— Begin DATA LINES —

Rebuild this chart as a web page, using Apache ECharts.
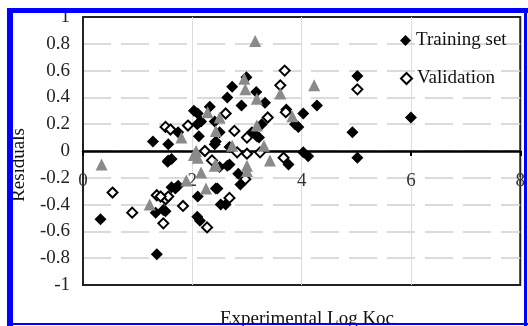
<!DOCTYPE html>
<html>
<head>
<meta charset="utf-8">
<script src="https://cdn.jsdelivr.net/npm/echarts@6/dist/echarts.min.js"></script>
<style>
html,body{margin:0;padding:0;background:#fff;}
#c{width:528px;height:326px;}
</style>
</head>
<body>
<div id="c"></div>
<script>
// Tick labels / ranges
var xTicks = [0, 2, 4, 6, 8];
var yTicks = [-1, -0.8, -0.6, -0.4, -0.2, 0, 0.2, 0.4, 0.6, 0.8, 1];

// Training set (filled diamonds)
var trainX = [0.32,1.35,1.33,1.51,1.47,1.55,1.62,1.69,1.28,1.56,1.56,1.74,1.62,2.03,2.10,2.09,2.16,2.32,2.41,2.41,2.43,2.50,2.68,2.64,2.73,2.90,2.99,3.17,3.33,3.27,3.09,3.18,3.22,2.68,2.84,2.88,2.46,2.43,2.52,2.61,2.10,2.09,2.14,2.50,2.64,3.72,3.88,3.94,4.03,4.28,4.03,4.12,3.76,5.02,4.93,5.02,6.00,1.74,2.12];
var trainY = [-0.51,-0.77,-0.46,-0.45,-0.44,-0.08,-0.27,-0.28,0.07,0.05,-0.07,0.14,-0.06,0.30,0.28,0.20,0.22,0.33,0.22,0.05,0.07,0.14,0.03,0.40,0.48,0.34,0.55,0.44,0.36,0.20,0.14,0.11,0.10,-0.10,-0.17,-0.25,-0.28,-0.28,-0.40,-0.40,-0.34,-0.49,-0.52,-0.12,-0.11,0.31,0.20,0.18,0.28,0.34,-0.01,-0.04,-0.10,0.56,0.14,-0.05,0.25,-0.26,0.11];

// Validation (hollow diamonds)
var valX = [0.54,0.90,1.35,1.51,1.47,1.51,1.60,1.92,1.83,1.56,2.27,2.23,2.36,2.61,2.68,2.77,2.97,3.00,2.82,3.00,3.24,3.38,3.61,3.69,3.71,3.67,5.02,1.42];
var valY = [-0.31,-0.46,-0.33,-0.36,-0.54,0.18,0.16,0.19,-0.41,-0.34,-0.57,0.00,-0.07,0.28,-0.35,0.15,-0.21,0.10,-0.01,-0.02,-0.01,0.25,0.49,0.60,0.29,-0.05,0.46,-0.34];

// Third set (grey triangles, not in legend)
var testX = [0.34,1.22,1.80,1.89,2.07,2.10,2.03,2.16,2.25,2.41,2.43,2.28,2.50,2.73,2.95,2.97,3.15,3.18,3.18,3.31,3.42,3.00,3.00,2.43,3.61,3.83,4.23];
var testY = [-0.10,-0.40,0.10,-0.22,0.00,-0.05,-0.03,-0.16,-0.28,-0.11,0.15,0.29,0.25,0.04,0.54,0.46,0.82,0.39,0.19,0.04,-0.07,-0.11,-0.15,-0.10,0.43,0.26,0.49];

function pairs(xs, ys){ return xs.map(function(v,i){ return [v, ys[i]]; }); }

var serif = '"Liberation Serif","DejaVu Serif",serif';
var chart = echarts.init(document.getElementById('c'), null, {renderer:'canvas'});
chart.setOption({
  animation:false,
  backgroundColor:'#fff',
  grid:{left:83, top:17, width:447, height:268, show:true, borderColor:'#222', borderWidth:2, backgroundColor:'transparent'},
  xAxis:{
    type:'value', min:xTicks[0], max:xTicks[xTicks.length-1], interval:2,
    offset:-134,
    axisLine:{show:true, onZero:false, lineStyle:{color:'#000', width:2.5}},
    axisTick:{show:true, length:5, lineStyle:{color:'#000', width:2}},
    axisLabel:{color:'#333', fontFamily:serif, fontSize:19, margin:21, showMaxLabel:true},
    splitLine:{show:true, showMinLine:false, showMaxLine:false, lineStyle:{color:'#dcdcdc', width:1}}
  },
  yAxis:{
    type:'value', min:yTicks[0], max:yTicks[yTicks.length-1], interval:0.2,
    axisLine:{show:true, onZero:false, lineStyle:{color:'#222', width:2}},
    axisTick:{show:false},
    axisLabel:{color:'#222', fontFamily:serif, fontSize:19, margin:13},
    splitLine:{show:true, showMinLine:false, showMaxLine:false, lineStyle:{color:'#cfcfcf', width:1.5, type:[28,10]}}
  },
  legend:[
    {data:['Training set'], left:395, top:26, itemWidth:11, itemHeight:11, textStyle:{fontFamily:serif, fontSize:19, color:'#111'}},
    {data:['Validation'], left:395, top:64, itemWidth:11, itemHeight:11, textStyle:{fontFamily:serif, fontSize:19, color:'#111'}}
  ],
  series:[
    {name:'Training set', type:'scatter', symbol:'diamond', symbolSize:12, data:pairs(trainX, trainY), itemStyle:{color:'#000', opacity:1}, z:3},
    {name:'Validation', type:'scatter', symbol:'diamond', symbolSize:10, data:pairs(valX, valY), itemStyle:{color:'#fff', borderColor:'#000', borderWidth:2, opacity:1}, z:4},
    {name:'Test', type:'scatter', symbol:'triangle', symbolSize:12, data:pairs(testX, testY), itemStyle:{color:'#8a8a8a', opacity:1}, z:5}
  ],
  graphic:[
    {type:'text', x:19, y:165, rotation:Math.PI/2, z:10,
     style:{text:'Residuals', font:'19px '+serif, fill:'#111', align:'center', verticalAlign:'middle'}},
    {type:'text', x:307, y:319, z:10,
     style:{text:'Experimental Log Koc', font:'19px '+serif, fill:'#111', align:'center', verticalAlign:'middle'}},
    {type:'rect', z:100, shape:{x:7, y:8, width:6, height:318}, style:{fill:'#0000ff'}},
    {type:'rect', z:100, shape:{x:7, y:8, width:521, height:5}, style:{fill:'#0000ff'}},
    {type:'rect', z:100, shape:{x:524, y:8, width:3, height:318}, style:{fill:'#0000ff'}},
    {type:'rect', z:100, shape:{x:7, y:323, width:521, height:2}, style:{fill:'#0000ff'}}
  ]
});
</script>
</body>
</html>
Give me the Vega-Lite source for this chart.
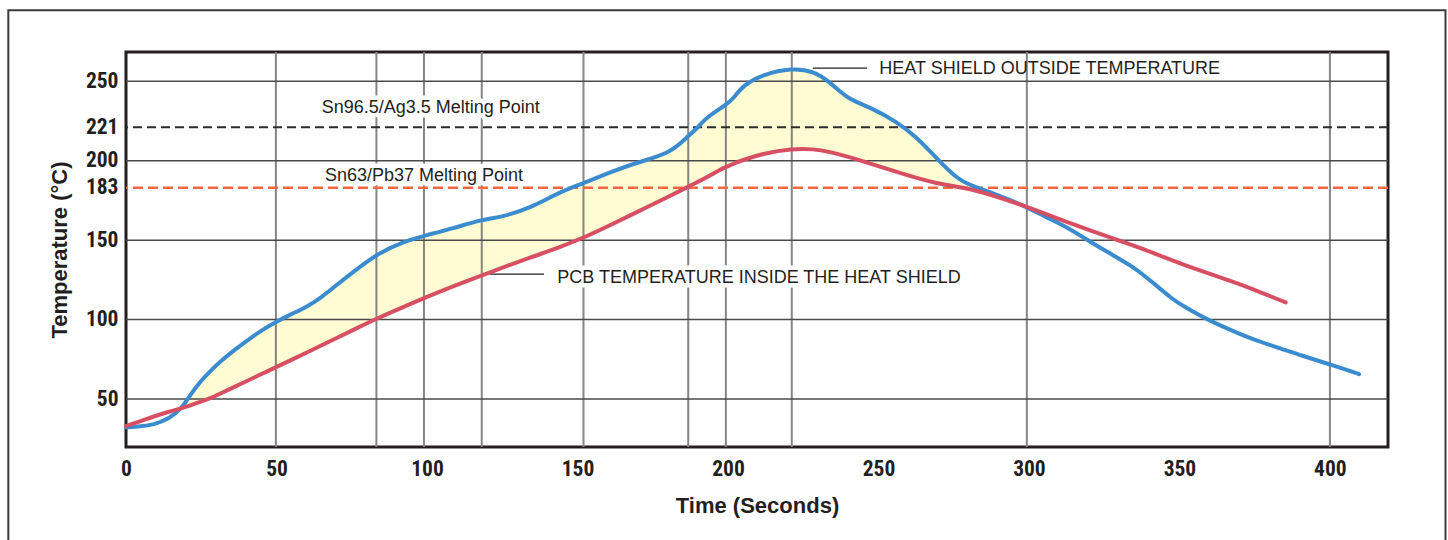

— End DATA LINES —

The data above should be repeated exactly, minus any pictures.

FINISHED EXERCISE =
Rebuild this chart as a web page, using Apache ECharts.
<!DOCTYPE html>
<html>
<head>
<meta charset="utf-8">
<script src="https://cdn.jsdelivr.net/npm/echarts@6/dist/echarts.min.js"></script>
<style>
html,body{margin:0;padding:0;background:#fff;}
#c{width:528px;height:326px;}
</style>
</head>
<body>
<div id="c"></div>
<script>
// Tick labels / ranges
var xTicks = [0, 2, 4, 6, 8];
var yTicks = [-1, -0.8, -0.6, -0.4, -0.2, 0, 0.2, 0.4, 0.6, 0.8, 1];

// Training set (filled diamonds)
var trainX = [0.32,1.35,1.33,1.51,1.47,1.55,1.62,1.69,1.28,1.56,1.56,1.74,1.62,2.03,2.10,2.09,2.16,2.32,2.41,2.41,2.43,2.50,2.68,2.64,2.73,2.90,2.99,3.17,3.33,3.27,3.09,3.18,3.22,2.68,2.84,2.88,2.46,2.43,2.52,2.61,2.10,2.09,2.14,2.50,2.64,3.72,3.88,3.94,4.03,4.28,4.03,4.12,3.76,5.02,4.93,5.02,6.00,1.74,2.12];
var trainY = [-0.51,-0.77,-0.46,-0.45,-0.44,-0.08,-0.27,-0.28,0.07,0.05,-0.07,0.14,-0.06,0.30,0.28,0.20,0.22,0.33,0.22,0.05,0.07,0.14,0.03,0.40,0.48,0.34,0.55,0.44,0.36,0.20,0.14,0.11,0.10,-0.10,-0.17,-0.25,-0.28,-0.28,-0.40,-0.40,-0.34,-0.49,-0.52,-0.12,-0.11,0.31,0.20,0.18,0.28,0.34,-0.01,-0.04,-0.10,0.56,0.14,-0.05,0.25,-0.26,0.11];

// Validation (hollow diamonds)
var valX = [0.54,0.90,1.35,1.51,1.47,1.51,1.60,1.92,1.83,1.56,2.27,2.23,2.36,2.61,2.68,2.77,2.97,3.00,2.82,3.00,3.24,3.38,3.61,3.69,3.71,3.67,5.02,1.42];
var valY = [-0.31,-0.46,-0.33,-0.36,-0.54,0.18,0.16,0.19,-0.41,-0.34,-0.57,0.00,-0.07,0.28,-0.35,0.15,-0.21,0.10,-0.01,-0.02,-0.01,0.25,0.49,0.60,0.29,-0.05,0.46,-0.34];

// Third set (grey triangles, not in legend)
var testX = [0.34,1.22,1.80,1.89,2.07,2.10,2.03,2.16,2.25,2.41,2.43,2.28,2.50,2.73,2.95,2.97,3.15,3.18,3.18,3.31,3.42,3.00,3.00,2.43,3.61,3.83,4.23];
var testY = [-0.10,-0.40,0.10,-0.22,0.00,-0.05,-0.03,-0.16,-0.28,-0.11,0.15,0.29,0.25,0.04,0.54,0.46,0.82,0.39,0.19,0.04,-0.07,-0.11,-0.15,-0.10,0.43,0.26,0.49];

function pairs(xs, ys){ return xs.map(function(v,i){ return [v, ys[i]]; }); }

var serif = '"Liberation Serif","DejaVu Serif",serif';
var chart = echarts.init(document.getElementById('c'), null, {renderer:'canvas'});
chart.setOption({
  animation:false,
  backgroundColor:'#fff',
  grid:{left:83, top:17, width:447, height:268, show:true, borderColor:'#222', borderWidth:2, backgroundColor:'transparent'},
  xAxis:{
    type:'value', min:xTicks[0], max:xTicks[xTicks.length-1], interval:2,
    offset:-134,
    axisLine:{show:true, onZero:false, lineStyle:{color:'#000', width:2.5}},
    axisTick:{show:true, length:5, lineStyle:{color:'#000', width:2}},
    axisLabel:{color:'#333', fontFamily:serif, fontSize:19, margin:21, showMaxLabel:true},
    splitLine:{show:true, showMinLine:false, showMaxLine:false, lineStyle:{color:'#dcdcdc', width:1}}
  },
  yAxis:{
    type:'value', min:yTicks[0], max:yTicks[yTicks.length-1], interval:0.2,
    axisLine:{show:true, onZero:false, lineStyle:{color:'#222', width:2}},
    axisTick:{show:false},
    axisLabel:{color:'#222', fontFamily:serif, fontSize:19, margin:13},
    splitLine:{show:true, showMinLine:false, showMaxLine:false, lineStyle:{color:'#cfcfcf', width:1.5, type:[28,10]}}
  },
  legend:[
    {data:['Training set'], left:395, top:26, itemWidth:11, itemHeight:11, textStyle:{fontFamily:serif, fontSize:19, color:'#111'}},
    {data:['Validation'], left:395, top:64, itemWidth:11, itemHeight:11, textStyle:{fontFamily:serif, fontSize:19, color:'#111'}}
  ],
  series:[
    {name:'Training set', type:'scatter', symbol:'diamond', symbolSize:12, data:pairs(trainX, trainY), itemStyle:{color:'#000', opacity:1}, z:3},
    {name:'Validation', type:'scatter', symbol:'diamond', symbolSize:10, data:pairs(valX, valY), itemStyle:{color:'#fff', borderColor:'#000', borderWidth:2, opacity:1}, z:4},
    {name:'Test', type:'scatter', symbol:'triangle', symbolSize:12, data:pairs(testX, testY), itemStyle:{color:'#8a8a8a', opacity:1}, z:5}
  ],
  graphic:[
    {type:'text', x:19, y:165, rotation:Math.PI/2, z:10,
     style:{text:'Residuals', font:'19px '+serif, fill:'#111', align:'center', verticalAlign:'middle'}},
    {type:'text', x:307, y:319, z:10,
     style:{text:'Experimental Log Koc', font:'19px '+serif, fill:'#111', align:'center', verticalAlign:'middle'}},
    {type:'rect', z:100, shape:{x:7, y:8, width:6, height:318}, style:{fill:'#0000ff'}},
    {type:'rect', z:100, shape:{x:7, y:8, width:521, height:5}, style:{fill:'#0000ff'}},
    {type:'rect', z:100, shape:{x:524, y:8, width:3, height:318}, style:{fill:'#0000ff'}},
    {type:'rect', z:100, shape:{x:7, y:323, width:521, height:2}, style:{fill:'#0000ff'}}
  ]
});
</script>
</body>
</html>
Give me the Vega-Lite source for this chart.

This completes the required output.